Uccisa in Pakistan Chiesto il processo per padre e fratello
La ragazza sarebbe stata uccisa in patria «per aver rifiutato il matrimonio deciso dalla famiglia»
Per scrivere la parola «fine» su questo caso bisognerà aspettare ancora. E ancora, visto l’eccezionale periodo di emergenza nazionale che «congela» anche l’attività — non urgente — dei nostri Palazzi di giustizia. Ma in aula approderà la morte di Sana Cheema: doppia cittadinanza, italiana e pakistana con una casa a Brescia, fu uccisa il 18 aprile del 2018 a soli 25 anni nel distretto di Gujrat, in patria, poche ore prima che salisse su quel volo che l’avrebbe riportata in città. «Una disgrazia» disse la famiglia che la seppellì in fretta e furia non lontano dal villaggio. Ma non per gli inquirenti italiani.

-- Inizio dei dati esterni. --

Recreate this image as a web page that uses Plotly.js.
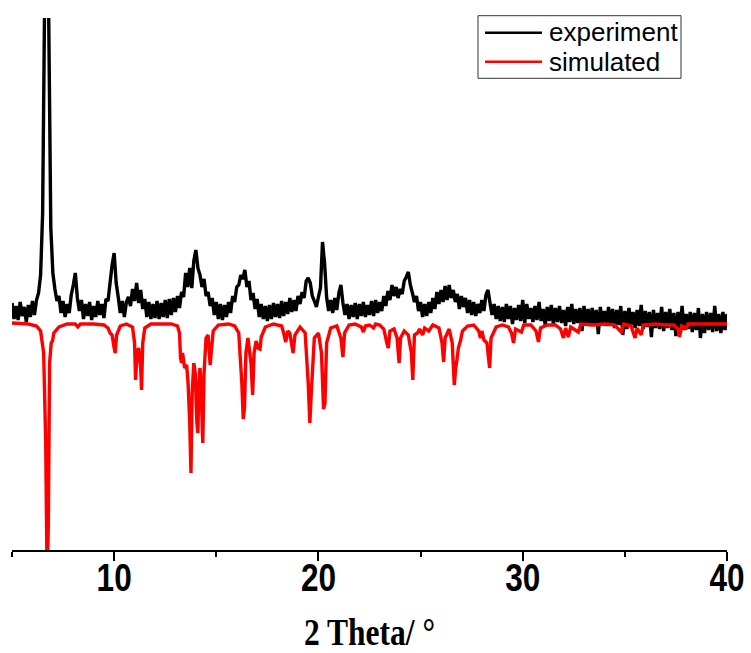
<!DOCTYPE html>
<html>
<head>
<meta charset="utf-8">
<script src="https://cdn.plot.ly/plotly-3.0.1.min.js"></script>
<style>
html, body { margin: 0; padding: 0; background: #fff; }
#chart { width: 751px; height: 653px; }
</style>
</head>
<body>
<div id="chart"></div>
<script>
// Experiment pattern: start angle, step, and intensities (arbitrary units)
const expStart = 5.0;
const expStep = 0.1;
const expIntensity = [
  20, 4, 17, 3, 21, 7, 16, 1, 18, 6,
  22, 8, 23, 30, 48, 110, 330, 520, 300, 95,
  50, 34, 22, 27, 10, 22, 6, 19, 10, 28,
  38, 50, 25, 12, 23, 4, 19, 7, 21, 3,
  17, 6, 22, 8, 19, 5, 24, 22, 40, 58,
  70, 40, 26, 10, 22, 6, 21, 26, 17, 34,
  22, 40, 20, 33, 14, 24, 6, 21, 4, 19,
  5, 22, 4, 20, 6, 23, 5, 24, 8, 25,
  11, 27, 15, 31, 26, 50, 36, 55, 35, 62,
  73, 55, 48, 36, 44, 27, 31, 17, 25, 8,
  21, 4, 19, 3, 18, 6, 21, 10, 27, 21,
  36, 38, 48, 44, 53, 36, 42, 23, 30, 14,
  24, 6, 19, 4, 17, 2, 18, 4, 20, 6,
  19, 5, 22, 7, 21, 9, 25, 11, 23, 12,
  27, 19, 31, 25, 42, 45, 40, 27, 22, 16,
  26, 35, 81, 60, 26, 12, 23, 10, 25, 13,
  30, 38, 20, 8, 19, 4, 18, 6, 20, 4,
  19, 7, 21, 6, 18, 8, 22, 7, 23, 10,
  21, 12, 27, 17, 32, 23, 38, 27, 36, 25,
  34, 29, 42, 46, 51, 38, 30, 21, 27, 12,
  21, 6, 19, 7, 21, 10, 25, 14, 31, 19,
  33, 21, 37, 23, 38, 25, 33, 21, 29, 14,
  27, 16, 25, 10, 23, 8, 21, 7, 19, 10,
  23, 12, 28, 33, 20, 8, 19, 4, 17, 2,
  16, 1, 19, 4, 17, -1, 15, 3, 18, 2,
  23, 0, 19, 4, 15, 1, 17, 3, 21, 2,
  14, -2, 16, 2, 18, -1, 15, 1, 17, 0,
  13, -3, 16, 1, 19, -1, 14, 0, 15, -8,
  17, 0, 14, -3, 15, -1, 13, -11, 16, -2,
  12, -3, 16, -1, 14, -5, 13, -2, 17, -12,
  12, -6, 15, -2, 11, -5, 13, -3, 18, -6,
  12, -4, 11, -14, 13, -5, 10, -6, 16, -8,
  11, -5, 14, -7, 10, -13, 11, -8, 17, -7,
  9, -6, 11, -9, 10, -7, 15, -15, 9, -10,
  11, -7, 10, -9, 17, -8, 9, -10, 11, -7,
  9
];

// Simulated pattern (plotted inverted, below the baseline)
const simTheta = [
  5.0, 5.8, 6.2, 6.4, 6.55, 6.65, 6.72, 6.78, 6.84, 6.92, 6.98, 7.05, 7.3, 7.7,
  8.1, 8.22, 8.35, 9.0, 9.5, 9.7, 9.8, 9.9, 10.0, 10.05, 10.12, 10.3, 10.6,
  10.9, 11.0, 11.05, 11.12, 11.2, 11.3, 11.34, 11.4, 11.5, 11.8, 12.8,
  13.1, 13.2, 13.25, 13.3, 13.35, 13.45, 13.55, 13.62, 13.7, 13.76, 13.82, 13.9,
  13.97, 14.05, 14.1, 14.15, 14.2, 14.25, 14.34, 14.4, 14.5, 14.6, 14.7, 14.75,
  14.85, 15.1, 15.6, 15.9, 16.1, 16.25, 16.32, 16.38, 16.45, 16.55, 16.7, 16.78,
  16.85, 16.95, 17.05, 17.14, 17.2, 17.4, 17.8, 18.2, 18.3, 18.4, 18.5, 18.6,
  18.76, 18.85, 19.1, 19.35, 19.5, 19.58, 19.65, 19.8, 20.0, 20.15, 20.25, 20.32,
  20.4, 20.6, 20.9, 21.1, 21.2, 21.28, 21.5, 21.8, 22.1, 22.2, 22.3, 22.5, 22.7,
  22.8, 23.0, 23.2, 23.35, 23.42, 23.5, 23.7, 23.85, 23.95, 24.02, 24.2, 24.4,
  24.55, 24.62, 24.7, 24.85, 24.95, 25.1, 25.2, 25.4, 25.6, 25.9, 26.05, 26.13,
  26.2, 26.4, 26.55, 26.65, 26.72, 26.78, 26.85, 26.95, 27.05, 27.3, 27.6, 27.85,
  27.93, 28.0, 28.1, 28.25, 28.38, 28.45, 28.7, 29.0, 29.3, 29.45, 29.55, 29.65,
  29.94, 30.05, 30.4, 30.65, 30.77, 30.87, 31.2, 31.6, 31.85, 31.99, 32.1, 32.23,
  32.35, 32.72, 32.85, 33.5, 34.0, 34.5, 34.82, 34.95, 35.3, 35.5, 35.6, 35.8,
  35.9, 36.5, 37.0, 37.4, 37.6, 37.68, 37.78, 38.0, 38.1, 38.6, 39.2, 40.0
];
const simIntensity = [
  0, -1, -3, -8, -30, -120, -260, -200, -40, -20, -18, -10, -4, -1,
  -1, -4, -1, -1, -2, -5, -10, -12, -25, -30, -12, -3, -1,
  -4, -20, -57, -30, -25, -45, -67, -20, -5, -1, -1,
  -3, -10, -35, -40, -30, -45, -42, -60, -100, -150, -70, -40,
  -50, -100, -110, -60, -45, -60, -120, -50, -15, -12, -42, -30,
  -8, -2, -1, -3, -10, -60, -96, -85, -30, -15, -40, -72,
  -30, -18, -25, -26, -14, -4, -1, -3, -10, -19, -8, -10,
  -30, -12, -4, -10, -60, -100, -70, -15, -10, -30, -86, -80,
  -20, -5, -3, -15, -34, -10, -2, -1, -4, -9, -3, -2, -5,
  -1, -2, -6, -20, -25, -8, -6, -15, -40, -15, -8, -12,
  -30, -57, -12, -10, -6, -12, -5, -8, -2, -5, -20, -39,
  -15, -6, -20, -62, -45, -37, -25, -18, -8, -3, -2, -8,
  -15, -8, -17, -20, -45, -15, -4, -2, -4, -10, -20, -6,
  -9, -2, -2, -8, -19, -5, -2, -2, -6, -15, -5, -14,
  -4, -9, -1, -2, -1, -2, -9, -1, -3, -15, -5, -12,
  -2, -1, -2, -2, -6, -14, -3, -5, -1, -1, -1, -1
];

const xTickVals = [10, 20, 30, 40];
const xTickText = ['10', '20', '30', '40'];
const legendNames = ['experiment', 'simulated'];

const expTheta = expIntensity.map((_, i) => +(expStart + i * expStep).toFixed(2));

// plot-area geometry helpers (paper coords from pixel positions)
const W = 751, H = 653, mL = 12, mR = 24, mT = 18, mB = 103;
const pw = W - mL - mR, ph = H - mT - mB;
const px = (x) => (x - mL) / pw;
const py = (y) => (H - mB - y) / ph;

const traces = [
  { x: expTheta, y: expIntensity, type: 'scatter', mode: 'lines', name: legendNames[0],
    line: { color: '#000000', width: 3.4, simplify: false }, showlegend: false, hoverinfo: 'skip' },
  { x: simTheta, y: simIntensity, type: 'scatter', mode: 'lines', name: legendNames[1],
    line: { color: '#ff0000', width: 3.4, simplify: false }, showlegend: false, hoverinfo: 'skip' }
];

const layout = {
  width: W, height: H,
  margin: { l: mL, r: mR, t: mT, b: mB },
  paper_bgcolor: '#ffffff', plot_bgcolor: '#ffffff',
  showlegend: false,
  xaxis: {
    range: [5, 40], showgrid: false, zeroline: false,
    showline: true, linecolor: '#000', linewidth: 2,
    ticks: 'outside', ticklen: 9, tickwidth: 2, tickcolor: '#000',
    tickvals: xTickVals, ticktext: xTickText,
    ticklabelstandoff: -16,
    tickfont: { family: 'Liberation Sans, Arial, sans-serif', size: 38, color: '#000', weight: 'bold' },
    minor: { tick0: 5, dtick: 10, ticks: 'outside', ticklen: 5, tickwidth: 2, tickcolor: '#000', showgrid: false },
    title: { text: '2 Theta/ °', standoff: 22,
      font: { family: 'Liberation Serif, Times New Roman, serif', size: 37, color: '#000', weight: 'bold' } }
  },
  yaxis: { range: [-227, 305], visible: false, showgrid: false, zeroline: false },
  shapes: [
    { type: 'rect', xref: 'paper', yref: 'paper', x0: px(478), x1: px(681), y0: py(78.3), y1: py(15.7),
      line: { color: '#333', width: 1 }, fillcolor: 'rgba(0,0,0,0)' },
    { type: 'line', xref: 'paper', yref: 'paper', x0: px(485), x1: px(542), y0: py(32.7), y1: py(32.7),
      line: { color: '#000', width: 2.6 } },
    { type: 'line', xref: 'paper', yref: 'paper', x0: px(485), x1: px(542), y0: py(61.7), y1: py(61.7),
      line: { color: '#ff0000', width: 2.6 } }
  ],
  annotations: [
    { xref: 'paper', yref: 'paper', x: px(547), y: py(32), xanchor: 'left', yanchor: 'middle',
      text: legendNames[0], showarrow: false,
      font: { family: 'Liberation Sans, Arial, sans-serif', size: 26, color: '#000' } },
    { xref: 'paper', yref: 'paper', x: px(547), y: py(62), xanchor: 'left', yanchor: 'middle',
      text: legendNames[1], showarrow: false,
      font: { family: 'Liberation Sans, Arial, sans-serif', size: 26, color: '#000' } }
  ]
};

// The reference lettering on the axis is horizontally condensed; squeeze glyphs to match.
function squeeze(selector, fn) {
  document.querySelectorAll(selector).forEach((t) => {
    const w = t.getComputedTextLength();
    t.setAttribute('textLength', fn(w).toFixed(1));
    t.setAttribute('lengthAdjust', 'spacingAndGlyphs');
  });
}

Plotly.newPlot('chart', traces, layout, { staticPlot: true, displayModeBar: false }).then(() => {
  squeeze('.xtick text', (w) => w * 0.83);
  squeeze('text.xtitle', () => 131);
});
</script>
</body>
</html>
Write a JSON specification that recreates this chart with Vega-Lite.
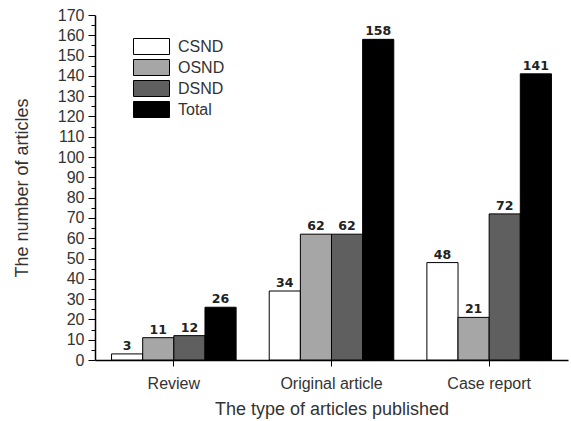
{
  "$schema": "https://vega.github.io/schema/vega-lite/v6.json",
  "width": 473,
  "height": 345,
  "autosize": "none",
  "padding": {"left": 95, "top": 15, "right": 3, "bottom": 61},
  "background": "white",
  "config": {"view": {"stroke": null}, "font": "Liberation Sans"},
  "data": {"values": [
    {"type": "Review", "series": "CSND", "value": 3},
    {"type": "Review", "series": "OSND", "value": 11},
    {"type": "Review", "series": "DSND", "value": 12},
    {"type": "Review", "series": "Total", "value": 26},
    {"type": "Original article", "series": "CSND", "value": 34},
    {"type": "Original article", "series": "OSND", "value": 62},
    {"type": "Original article", "series": "DSND", "value": 62},
    {"type": "Original article", "series": "Total", "value": 158},
    {"type": "Case report", "series": "CSND", "value": 48},
    {"type": "Case report", "series": "OSND", "value": 21},
    {"type": "Case report", "series": "DSND", "value": 72},
    {"type": "Case report", "series": "Total", "value": 141}
  ]},
  "encoding": {
    "x": {"field": "type", "type": "nominal", "sort": ["Review", "Original article", "Case report"],
      "scale": {"paddingInner": 0.21, "paddingOuter": 0.105},
      "axis": {"title": "The type of articles published", "labelAngle": 0, "labelFontSize": 16, "labelColor": "#333", "titleFontSize": 18, "titleColor": "#333", "titleFontWeight": "normal", "labelPadding": 9, "titlePadding": 9, "tickSize": 6, "tickColor": "black", "domainColor": "black", "domainWidth": 1.5}},
    "xOffset": {"field": "series", "type": "nominal", "sort": ["CSND", "OSND", "DSND", "Total"], "scale": {"paddingInner": 0, "paddingOuter": 0}}
  },
  "layer": [
    {
      "mark": {"type": "bar", "stroke": "black", "strokeWidth": 1},
      "encoding": {
        "y": {"field": "value", "type": "quantitative", "scale": {"domain": [0, 170], "nice": false},
          "axis": {"title": "The number of articles", "values": [0,10,20,30,40,50,60,70,80,90,100,110,120,130,140,150,160,170], "grid": false, "labelFontSize": 16, "labelColor": "#333", "titleFontSize": 18, "titleColor": "#333", "titleFontWeight": "normal", "labelPadding": 4, "titlePadding": 26, "tickSize": 7, "tickColor": "black", "domainColor": "black", "domainWidth": 1.5}},
        "fill": {"field": "series", "type": "nominal",
          "scale": {"domain": ["CSND", "OSND", "DSND", "Total"], "range": ["white", "#a6a6a6", "#5f5f5f", "black"]},
          "legend": {"title": null, "orient": "none", "legendX": 48, "legendY": 23, "padding": 0,
            "symbolType": "M-2.25,-1H2.25V1H-2.25Z", "symbolSize": 256, "symbolStrokeColor": "black", "symbolStrokeWidth": 1,
            "labelFontSize": 16, "labelColor": "#333", "labelOffset": 18, "rowPadding": 0}}
      }
    },
    {
      "mark": {"type": "text", "dy": -8, "font": "DejaVu Sans", "fontWeight": "bold", "fontSize": 12.5, "color": "#222"},
      "encoding": {
        "y": {"field": "value", "type": "quantitative", "scale": {"domain": [0, 170], "nice": false},
          "axis": {"orient": "right", "title": null, "values": [5,15,25,35,45,55,65,75,85,95,105,115,125,135,145,155,165], "labels": false, "grid": false, "domain": false, "tickSize": -4, "tickColor": "black", "offset": -473}},
        "text": {"field": "value", "type": "quantitative"}}
    }
  ],
  "resolve": {"axis": {"y": "independent"}}
}
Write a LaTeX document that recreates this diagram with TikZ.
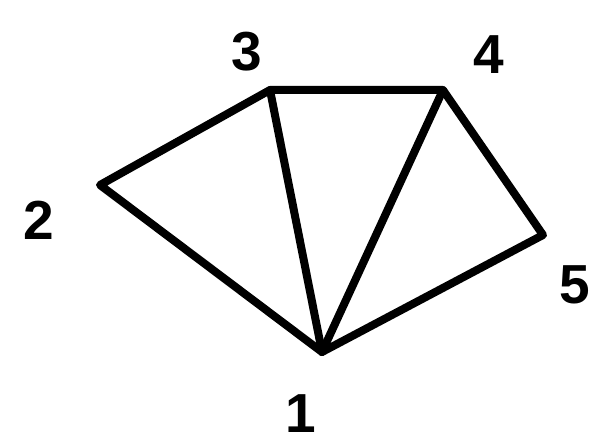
\documentclass[tikz,border=0pt]{standalone}
\usepackage{fontspec}
\setmainfont{Liberation Sans}
\begin{document}
\begin{tikzpicture}[x=1pt,y=-1pt,
  edge/.style={line width=8pt,line join=round,line cap=round},
  lbl/.style={font=\fontsize{55}{55}\selectfont\bfseries,inner sep=0pt}]
\useasboundingbox (0,0) rectangle (597,446);
\coordinate (v1) at (322,352);
\coordinate (v2) at (100,185);
\coordinate (v3) at (270,90);
\coordinate (v4) at (443,90);
\coordinate (v5) at (543,235);
\draw[edge] (v1) -- (v2) -- (v3) -- (v4) -- (v5) -- cycle;
\draw[edge] (v1) -- (v3);
\draw[edge] (v1) -- (v4);
\node[lbl] (l1) at (301,414) {1};
\node[lbl] (l2) at (39,220) {2};
\node[lbl] (l3) at (247,52) {3};
\node[lbl] (l4) at (489,55) {4};
\node[lbl] (l5) at (575,285) {5};
\end{tikzpicture}
\end{document}
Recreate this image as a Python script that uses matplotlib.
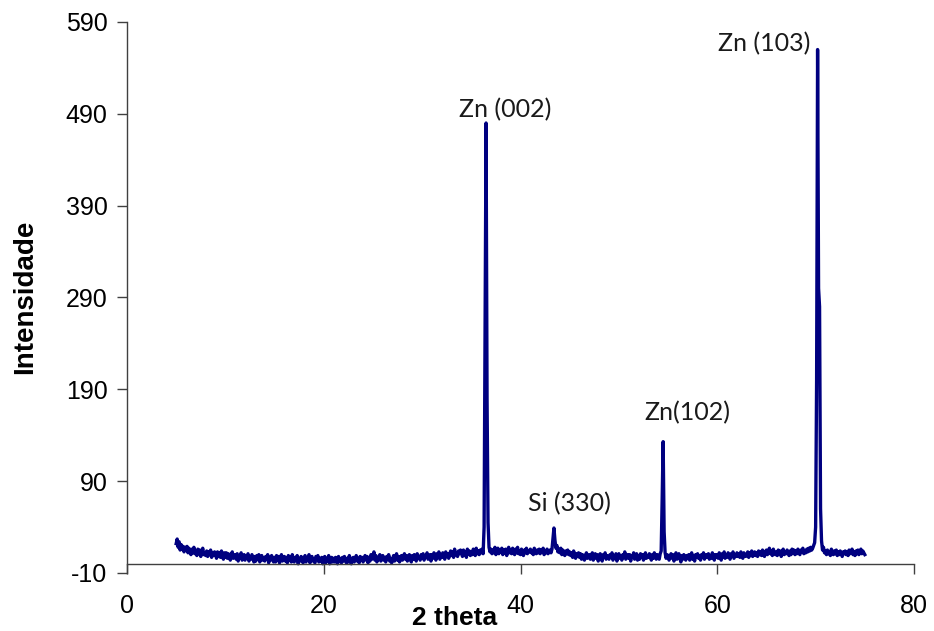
import matplotlib
matplotlib.use("Agg")
import matplotlib.pyplot as plt
import numpy as np

# scan grid (degrees 2 theta)
scan_start = 5.0
scan_step = 0.1

# intensity, one row per degree (x.0 ... x.9)
intensity = [
    22, 27, 18, 24, 15, 21, 16, 19, 13, 18,    # 5
    15, 19, 12, 17, 13, 10, 16, 12, 18, 11,    # 6
    14, 9, 16, 11, 15, 8, 13, 17, 10, 12,      # 7
    9, 14, 8, 13, 10, 15, 7, 12, 9, 13,        # 8
    11, 6, 13, 8, 12, 7, 14, 9, 5, 12,         # 9
    7, 12, 6, 11, 8, 4, 10, 13, 6, 9,          # 10
    10, 5, 11, 3, 9, 7, 12, 4, 8, 10,          # 11
    4, 9, 6, 11, 3, 8, 5, 10, 7, 2,            # 12
    8, 3, 9, 5, 10, 2, 7, 9, 4, 6,             # 13
    3, 8, 5, 10, 1, 7, 4, 9, 6, 2,             # 14
    7, 2, 9, 4, 8, 1, 6, 10, 3, 5,             # 15
    8, 3, 6, 1, 9, 4, 7, 2, 10, 5,             # 16
    2, 7, 4, 9, 0, 6, 3, 8, 5, 1,              # 17
    6, 9, 2, 7, 4, 10, 1, 5, 8, 3,             # 18
    4, 1, 8, 5, 9, 2, 6, 3, 7, 0,              # 19
    5, 8, 1, 6, 3, 9, 0, 4, 7, 2,              # 20
    6, 2, 7, 4, 0, 8, 3, 5, 1, 7,              # 21
    3, 8, 5, 1, 6, 2, 9, 4, 0, 6,              # 22
    7, 2, 5, 9, 3, 6, 1, 8, 4, 7,              # 23
    2, 6, 9, 4, 8, 1, 7, 3, 10, 5,             # 24
    8, 13, 4, 9, 2, 7, 5, 10, 3, 6,            # 25
    9, 4, 7, 2, 8, 5, 10, 3, 6, 1,             # 26
    5, 9, 3, 7, 11, 4, 8, 2, 6, 9,             # 27
    4, 8, 11, 5, 9, 3, 7, 10, 6, 2,            # 28
    9, 5, 10, 7, 3, 11, 6, 8, 4, 10,           # 29
    6, 11, 4, 9, 7, 12, 5, 8, 10, 3,           # 30
    10, 6, 12, 8, 4, 11, 7, 13, 5, 9,          # 31
    7, 12, 9, 5, 13, 8, 11, 6, 10, 14,         # 32
    9, 13, 7, 16, 10, 12, 8, 14, 11, 15,       # 33
    12, 8, 15, 10, 13, 7, 16, 11, 14, 9,       # 34
    13, 10, 16, 12, 9, 17, 11, 14, 10, 15,     # 35
    12, 16, 11, 40, 250, 480, 180, 45, 18, 13,  # 36  Zn (002)
    16, 11, 15, 12, 18, 10, 14, 17, 11, 15,    # 37
    13, 17, 10, 15, 12, 16, 9, 14, 18, 12,     # 38
    15, 11, 17, 13, 10, 16, 12, 18, 11, 14,    # 39
    10, 16, 13, 9, 15, 12, 17, 11, 14, 13,     # 40
    16, 12, 14, 10, 17, 13, 11, 15, 12, 16,    # 41
    11, 15, 13, 17, 10, 14, 12, 16, 11, 13,    # 42
    15, 12, 16, 27, 39, 26, 17, 20, 13, 16,    # 43  Si (330)
    12, 17, 10, 15, 13, 9, 14, 11, 15, 10,     # 44
    13, 9, 12, 7, 14, 10, 6, 11, 8, 12,        # 45
    7, 11, 5, 10, 8, 4, 9, 12, 6, 9,           # 46
    10, 5, 9, 12, 4, 8, 11, 6, 10, 3,          # 47
    8, 11, 6, 3, 10, 7, 12, 5, 9, 7,           # 48
    5, 10, 8, 12, 4, 9, 6, 11, 3, 8,           # 49
    11, 6, 9, 4, 10, 7, 13, 5, 8, 10,          # 50
    6, 10, 3, 9, 7, 12, 5, 8, 11, 4,           # 51
    9, 5, 11, 7, 10, 4, 8, 12, 6, 9,           # 52
    7, 11, 8, 4, 10, 6, 12, 9, 5, 10,          # 53
    8, 5, 11, 14, 70, 133, 35, 12, 6, 10,      # 54  Zn(102)
    9, 4, 8, 11, 6, 10, 3, 7, 12, 5,           # 55
    8, 11, 6, 2, 9, 5, 10, 7, 4, 9,            # 56
    6, 10, 4, 8, 12, 5, 9, 3, 10, 7,           # 57
    11, 6, 9, 4, 10, 7, 12, 5, 8, 10,          # 58
    7, 11, 5, 9, 6, 12, 8, 4, 10, 7,           # 59
    10, 6, 12, 8, 4, 11, 7, 13, 6, 9,          # 60
    7, 12, 9, 5, 11, 8, 13, 6, 10, 8,          # 61
    12, 8, 11, 7, 13, 9, 6, 12, 10, 8,         # 62
    10, 13, 7, 12, 9, 14, 8, 11, 13, 9,        # 63
    12, 8, 14, 10, 13, 9, 15, 11, 8, 13,       # 64
    15, 10, 13, 17, 11, 14, 9, 16, 12, 10,     # 65
    13, 9, 15, 11, 14, 8, 12, 16, 10, 13,      # 66
    11, 15, 12, 9, 14, 10, 16, 12, 15, 10,     # 67
    14, 11, 16, 12, 10, 15, 13, 17, 11, 14,    # 68
    12, 16, 13, 17, 14, 18, 15, 17, 20, 23,    # 69
    40, 200, 560, 300, 280, 60, 25, 15, 18, 12,  # 70  Zn (103)
    14, 10, 15, 11, 13, 9, 16, 12, 10, 14,     # 71
    11, 15, 9, 13, 10, 14, 12, 8, 13, 11,      # 72
    14, 10, 13, 9, 15, 11, 12, 16, 10, 13,     # 73
    9, 14, 11, 15, 10, 13, 16, 11, 14, 12,     # 74
    10,                                        # 75
]

two_theta = np.round(scan_start + scan_step * np.arange(len(intensity)), 1)

peak_labels = ["Zn (002)", "Si (330)", "Zn(102)", "Zn (103)"]
label_x = [38.4, 45.0, 57.0, 64.8]
label_y = [495, 66, 165, 566]

x_ticks = [0, 20, 40, 60, 80]
y_ticks = [-10, 90, 190, 290, 390, 490, 590]

plt.rcParams['font.family'] = ['Liberation Sans', 'DejaVu Sans']
plt.rcParams['axes.unicode_minus'] = False

fig = plt.figure(figsize=(9.34, 6.31), dpi=100)
ax = fig.add_axes([127/934, 58/631, 787/934, 551/631])

ax.plot(two_theta, intensity, color='#000080', lw=2.4)

ax.set_xlim(0, 80)
ax.set_ylim(-10, 590)
ax.set_xticks(x_ticks)
ax.set_yticks(y_ticks)

# excel style: category axis crosses at zero
ax.spines['bottom'].set_position(('data', 0))
ax.spines['top'].set_visible(False)
ax.spines['right'].set_visible(False)
for s in ['left', 'bottom']:
    ax.spines[s].set_color('#404040')
    ax.spines[s].set_linewidth(1.0)

ax.tick_params(axis='both', direction='out', length=7, width=1.0,
               color='#404040', labelsize=18)
ax.tick_params(axis='x', pad=15)
ax.tick_params(axis='y', pad=7)

for t, x, y in zip(peak_labels, label_x, label_y):
    ax.text(x, y, t, ha='center', va='center', fontsize=18,
            family=['Lato', 'DejaVu Sans'], color='#1a1a1a')

fig.text(455/934, 1 - 618/631, '2 theta', ha='center', va='center',
         fontsize=19, fontweight='bold')
fig.text(25/934, 1 - 297/631, 'Intensidade', ha='center', va='center',
         rotation=90, fontsize=20, fontweight='bold')

fig.savefig('out.png', dpi=100)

Per la morta di Sana, in Pakistan, il 18 febbraio 2019 scorso sono stati assolti con formula dubitativa dalla Corte d’assise il padre, Ghulam Mustafa Cheema, 51 anni, il fratello Adnan, 32 (inizialmente confessarono salvo poi ritrattare) e la mamma Tahira Nargis, che li avrebbe coperti. Ma per la procura generale di Brescia Sana è stata uccisa, strangolata utilizzando un «doupat», il tradizionale turbante pakistano perché avrebbe rifiutato il matrimonio combinato per lei dai parenti, rimandando al mittente i pretendenti (compreso un cugino mai conosciuto) senza nemmeno incontrarli. Raccogliendo dunque l’eredità dell’ex pg Pier Luigi Maria Dell’Osso, che la primavera di un anno fa avocò l’inchiesta ipotizzando un delitto di stampo politico, il procuratore generale reggente Marco Martani ha chiesto il rinvio a giudizio per omicidio (aggravato dalla premeditazione e dell’abuso del rapporto parentale e delle relazioni domestiche) nei confronti del papà di Sana, Moustafà — anche lui cittadino italiano come la figlia — e del fratello maggiore Adnan. Udienza preliminare inizialmente fissata a marzo, ma rinviata al 30 giugno per la sospensione dell’attività degli uffici giudiziari causa coronavirus.
Ma i due indagati sono irreperibili, così come lo erano al momento della chiusura indagini. Non sapendo nulla quindi dell’inchiesta italiana che pende a loro carico — Moustafa risponde anche di maltrattamenti — non si esclude il giudice si troverà costretto a sospendere ulteriormente il procedimento per disporre ulteriore ricerche finalizzate alla loro localizzazione. Il padre e il fratello di Sana, emerge anche dalla super consulenza disposta dall’ex pg, ne avrebbero cagionato la morte «per asfissia meccanica violenta da compressione degli organi del collo mediante lo strangolamento così annullando, in un contesto sociale organizzato per caste, i diritti politici e sociali fondamentali della vittima, soppressa per aver reiteratamente rifiutato il matrimonio deciso dalla famiglia».